Espera esse sucesso e essa visibilidade toda?
A literatura não deveria apenas ser uma distração, um entretenimento, ela é mais do que isso. Ela é mais que uma capa bonita, que uma boa editora, que um autor famoso. Ela é e faz parte da história humana. Essa é a nossa intenção, somos todos apaixonados pela literatura, pelas ideias, pelas palavras, por todo esse universo que a torna tão interessante. O sucesso se deve ao conjunto de pessoas que se uniu. Somos leitores, professores, escritores, conversamos sobre literatura, ficamos felizes em ver pessoas compartilhando conosco isso. Quando termina alguma atividade e um participante vem falar conosco, seguramos nossa emoção, por que é nessas pequenas conversas que entendemos que estamos valorizando a coisa certa. O grande sucesso é a literatura.

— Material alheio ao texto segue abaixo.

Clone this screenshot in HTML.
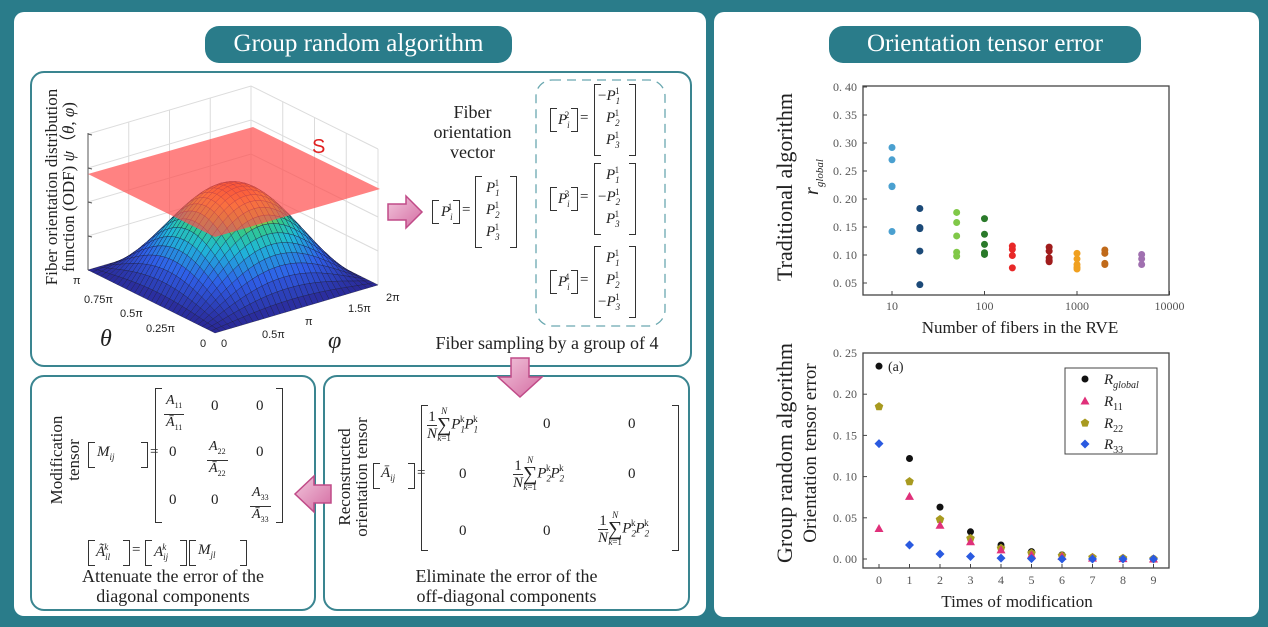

Esse ano o tema é Dom Quixote. A ideia é fazer sempre com tema? Por que Dom Quixote nesse ano?
A ideia de um tema surgiu de escolhermos “o livro da vez”, como as feiras e eventos apresentam sempre um homenageado, um anfitrião, um patrono, escolhemos homenagear livros. Dom Quixote é nossa primeira escolha, por que ele simboliza esse amor, esse mergulho, relação um tanto passional entre o universo imagético do texto e o leitor que se torna parte da obra. Quixote é a personificação do desejo do leitor de viver as aventuras, as desmedias e peripécias dos personagens que ele conhece através da literatura.
A Feira do Livro começou como uma união de livreiros. Nesse sentido ao juntar pequenas livrarias, a Feira Além da Feira recupera o que um dia foi a Feira do Livro?
Acho que não, não nos propomos a ser uma feira do livro, com vendas, com barracas, com promoções, mas sim respiramos esse mesmo ar literário que acontece e se espalha pela cidade
Em sua opinião, por que Porto Alegre tem essa tendência a fomentar eventos literários?
Há uma tendência de fomentar, mas não de ser comum, ou de ser para todos. A literatura não é para um grupo de indivíduos, ou para outro que se acha dono do poder de entender e conversar sobre literatura. Ela é para todos. A Feira do Livro é de todos, mas também de todas as outras artes e assuntos. A Feira Além da Feira se preocupa apenas com a literatura. Há muitos eventos literários, todos, ao olharmos de perto possuem qualidades e são atrativos a determinados grupos. O que falta em Porto Alegre? Que as coisas conversem entre si, que saiam do academicismo e que promovam a literatura de qualidade, sem o ranço da disputa de saber, sem os “carteiraços” acadêmicos. Quando a literatura for respeitada como arte, ela também funcionará como o norte para a qualidade dos eventos, como em muitos casos acontece na cidade.